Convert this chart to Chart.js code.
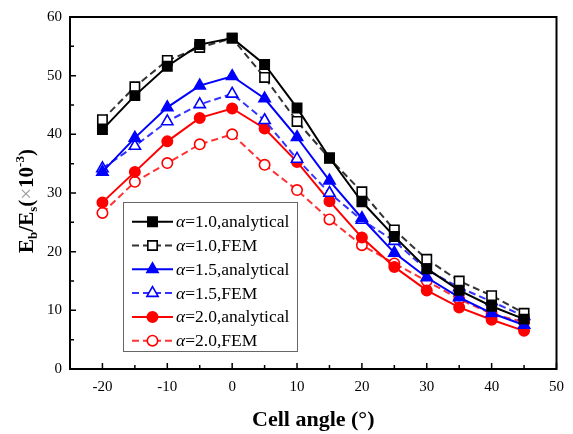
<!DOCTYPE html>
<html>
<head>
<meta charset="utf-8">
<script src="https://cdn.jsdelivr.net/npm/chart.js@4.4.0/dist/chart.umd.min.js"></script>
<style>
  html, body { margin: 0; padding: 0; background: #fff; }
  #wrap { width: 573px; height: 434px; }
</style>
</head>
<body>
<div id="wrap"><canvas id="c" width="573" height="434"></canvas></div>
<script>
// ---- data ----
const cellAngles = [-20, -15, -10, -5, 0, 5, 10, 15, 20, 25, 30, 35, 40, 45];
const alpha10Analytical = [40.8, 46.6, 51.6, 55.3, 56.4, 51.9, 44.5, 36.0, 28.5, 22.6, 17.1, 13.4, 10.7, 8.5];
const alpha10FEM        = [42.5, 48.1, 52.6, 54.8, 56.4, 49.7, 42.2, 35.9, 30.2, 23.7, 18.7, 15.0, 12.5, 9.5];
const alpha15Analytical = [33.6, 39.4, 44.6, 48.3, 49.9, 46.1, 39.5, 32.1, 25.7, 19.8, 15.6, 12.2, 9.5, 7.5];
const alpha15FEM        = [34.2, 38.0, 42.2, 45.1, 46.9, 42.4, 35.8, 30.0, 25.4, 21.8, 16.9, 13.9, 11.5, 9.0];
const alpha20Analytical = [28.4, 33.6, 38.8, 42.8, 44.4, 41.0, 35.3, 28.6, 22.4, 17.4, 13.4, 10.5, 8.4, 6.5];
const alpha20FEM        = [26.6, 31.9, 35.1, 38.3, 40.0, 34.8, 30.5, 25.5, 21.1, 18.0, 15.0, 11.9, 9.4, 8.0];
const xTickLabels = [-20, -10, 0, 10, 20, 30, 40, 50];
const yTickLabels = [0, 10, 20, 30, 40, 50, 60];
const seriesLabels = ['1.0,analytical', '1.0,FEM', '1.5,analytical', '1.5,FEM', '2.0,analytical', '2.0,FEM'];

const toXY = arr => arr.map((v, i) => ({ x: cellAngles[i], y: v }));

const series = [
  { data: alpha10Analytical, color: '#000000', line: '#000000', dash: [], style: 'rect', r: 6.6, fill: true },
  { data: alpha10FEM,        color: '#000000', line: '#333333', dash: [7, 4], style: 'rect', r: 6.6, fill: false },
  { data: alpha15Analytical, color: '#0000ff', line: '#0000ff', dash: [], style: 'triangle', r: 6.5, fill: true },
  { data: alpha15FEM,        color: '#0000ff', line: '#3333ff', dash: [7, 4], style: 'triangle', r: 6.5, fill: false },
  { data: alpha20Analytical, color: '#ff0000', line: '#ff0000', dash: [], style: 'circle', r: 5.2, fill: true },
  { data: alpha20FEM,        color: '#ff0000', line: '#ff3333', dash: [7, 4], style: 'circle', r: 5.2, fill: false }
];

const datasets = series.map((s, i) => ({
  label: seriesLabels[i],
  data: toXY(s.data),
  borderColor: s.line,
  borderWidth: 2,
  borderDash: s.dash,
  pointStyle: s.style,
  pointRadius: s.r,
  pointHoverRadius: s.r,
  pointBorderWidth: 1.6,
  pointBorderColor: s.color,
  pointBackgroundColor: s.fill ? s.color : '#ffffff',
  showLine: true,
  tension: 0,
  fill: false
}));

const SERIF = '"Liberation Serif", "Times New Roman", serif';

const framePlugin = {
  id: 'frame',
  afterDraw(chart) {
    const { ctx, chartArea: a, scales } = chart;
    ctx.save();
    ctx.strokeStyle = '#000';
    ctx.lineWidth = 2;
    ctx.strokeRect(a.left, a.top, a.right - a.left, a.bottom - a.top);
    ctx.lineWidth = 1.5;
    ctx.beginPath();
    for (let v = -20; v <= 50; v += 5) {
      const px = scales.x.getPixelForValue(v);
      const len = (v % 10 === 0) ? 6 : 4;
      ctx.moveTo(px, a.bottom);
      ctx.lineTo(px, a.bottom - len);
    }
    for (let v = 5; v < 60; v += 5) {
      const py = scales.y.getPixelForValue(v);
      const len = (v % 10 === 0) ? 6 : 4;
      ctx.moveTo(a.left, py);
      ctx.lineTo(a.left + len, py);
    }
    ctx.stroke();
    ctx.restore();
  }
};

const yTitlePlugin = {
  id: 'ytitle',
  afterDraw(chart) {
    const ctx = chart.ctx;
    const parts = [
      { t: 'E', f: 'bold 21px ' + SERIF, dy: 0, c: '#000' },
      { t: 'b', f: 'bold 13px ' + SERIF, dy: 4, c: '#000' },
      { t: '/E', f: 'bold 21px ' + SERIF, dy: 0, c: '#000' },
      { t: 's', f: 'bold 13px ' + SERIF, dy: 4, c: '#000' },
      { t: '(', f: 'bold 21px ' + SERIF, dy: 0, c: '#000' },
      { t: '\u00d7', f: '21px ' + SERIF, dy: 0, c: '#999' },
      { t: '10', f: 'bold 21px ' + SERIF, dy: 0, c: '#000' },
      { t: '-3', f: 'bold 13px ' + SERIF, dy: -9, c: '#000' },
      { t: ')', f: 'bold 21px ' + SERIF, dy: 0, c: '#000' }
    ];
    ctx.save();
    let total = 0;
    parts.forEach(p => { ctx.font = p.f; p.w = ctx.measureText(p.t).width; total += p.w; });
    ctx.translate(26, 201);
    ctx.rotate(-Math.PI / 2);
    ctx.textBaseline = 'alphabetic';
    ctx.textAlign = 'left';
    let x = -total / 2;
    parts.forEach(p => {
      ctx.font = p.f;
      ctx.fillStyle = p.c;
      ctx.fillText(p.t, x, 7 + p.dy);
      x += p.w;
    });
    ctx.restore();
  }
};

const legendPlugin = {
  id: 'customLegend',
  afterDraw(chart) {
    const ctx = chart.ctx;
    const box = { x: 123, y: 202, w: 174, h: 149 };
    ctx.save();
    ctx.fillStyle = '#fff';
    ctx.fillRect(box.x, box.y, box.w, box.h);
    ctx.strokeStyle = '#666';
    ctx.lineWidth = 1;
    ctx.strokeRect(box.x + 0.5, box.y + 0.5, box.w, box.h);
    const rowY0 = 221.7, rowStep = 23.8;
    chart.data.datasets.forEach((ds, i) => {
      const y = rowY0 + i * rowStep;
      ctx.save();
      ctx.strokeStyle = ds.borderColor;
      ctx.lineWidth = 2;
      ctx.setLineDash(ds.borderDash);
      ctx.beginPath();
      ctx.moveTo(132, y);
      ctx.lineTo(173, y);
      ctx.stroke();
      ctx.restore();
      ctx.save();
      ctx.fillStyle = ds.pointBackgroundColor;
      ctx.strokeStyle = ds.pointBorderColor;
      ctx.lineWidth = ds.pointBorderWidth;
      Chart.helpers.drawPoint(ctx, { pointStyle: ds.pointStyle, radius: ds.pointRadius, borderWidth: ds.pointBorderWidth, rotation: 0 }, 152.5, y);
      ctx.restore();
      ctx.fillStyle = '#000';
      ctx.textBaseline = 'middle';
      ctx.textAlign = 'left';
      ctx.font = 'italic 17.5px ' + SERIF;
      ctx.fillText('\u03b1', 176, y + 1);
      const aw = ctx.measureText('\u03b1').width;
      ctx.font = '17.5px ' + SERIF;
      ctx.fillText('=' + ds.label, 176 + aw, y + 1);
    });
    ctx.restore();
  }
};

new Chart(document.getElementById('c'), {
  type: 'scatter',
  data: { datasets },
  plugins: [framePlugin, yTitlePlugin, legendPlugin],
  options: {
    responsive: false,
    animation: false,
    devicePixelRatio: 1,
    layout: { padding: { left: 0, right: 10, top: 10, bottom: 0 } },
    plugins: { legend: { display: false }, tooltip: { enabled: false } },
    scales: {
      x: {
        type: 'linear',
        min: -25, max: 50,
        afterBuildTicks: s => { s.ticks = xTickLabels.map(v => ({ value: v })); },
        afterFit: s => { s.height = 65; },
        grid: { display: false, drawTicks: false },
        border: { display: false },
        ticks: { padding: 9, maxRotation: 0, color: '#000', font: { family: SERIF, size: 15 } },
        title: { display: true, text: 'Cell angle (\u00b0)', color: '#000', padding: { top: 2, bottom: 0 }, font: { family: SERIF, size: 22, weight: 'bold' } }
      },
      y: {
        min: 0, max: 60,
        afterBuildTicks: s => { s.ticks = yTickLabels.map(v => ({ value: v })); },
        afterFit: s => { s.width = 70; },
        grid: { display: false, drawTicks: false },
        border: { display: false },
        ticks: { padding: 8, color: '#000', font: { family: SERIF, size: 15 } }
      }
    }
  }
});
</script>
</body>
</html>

> **Task instructions**: The lines from the start of the data through the line that contains "const toXY = arr" are to be returned exactly, please, with both ends included and every picture left out.

> **Answer to the task**:
Convert this chart to Chart.js code.
<!DOCTYPE html>
<html>
<head>
<meta charset="utf-8">
<script src="https://cdn.jsdelivr.net/npm/chart.js@4.4.0/dist/chart.umd.min.js"></script>
<style>
  html, body { margin: 0; padding: 0; background: #fff; }
  #wrap { width: 573px; height: 434px; }
</style>
</head>
<body>
<div id="wrap"><canvas id="c" width="573" height="434"></canvas></div>
<script>
// ---- data ----
const cellAngles = [-20, -15, -10, -5, 0, 5, 10, 15, 20, 25, 30, 35, 40, 45];
const alpha10Analytical = [40.8, 46.6, 51.6, 55.3, 56.4, 51.9, 44.5, 36.0, 28.5, 22.6, 17.1, 13.4, 10.7, 8.5];
const alpha10FEM        = [42.5, 48.1, 52.6, 54.8, 56.4, 49.7, 42.2, 35.9, 30.2, 23.7, 18.7, 15.0, 12.5, 9.5];
const alpha15Analytical = [33.6, 39.4, 44.6, 48.3, 49.9, 46.1, 39.5, 32.1, 25.7, 19.8, 15.6, 12.2, 9.5, 7.5];
const alpha15FEM        = [34.2, 38.0, 42.2, 45.1, 46.9, 42.4, 35.8, 30.0, 25.4, 21.8, 16.9, 13.9, 11.5, 9.0];
const alpha20Analytical = [28.4, 33.6, 38.8, 42.8, 44.4, 41.0, 35.3, 28.6, 22.4, 17.4, 13.4, 10.5, 8.4, 6.5];
const alpha20FEM        = [26.6, 31.9, 35.1, 38.3, 40.0, 34.8, 30.5, 25.5, 21.1, 18.0, 15.0, 11.9, 9.4, 8.0];
const xTickLabels = [-20, -10, 0, 10, 20, 30, 40, 50];
const yTickLabels = [0, 10, 20, 30, 40, 50, 60];
const seriesLabels = ['1.0,analytical', '1.0,FEM', '1.5,analytical', '1.5,FEM', '2.0,analytical', '2.0,FEM'];

const toXY = arr => arr.map((v, i) => ({ x: cellAngles[i], y: v }));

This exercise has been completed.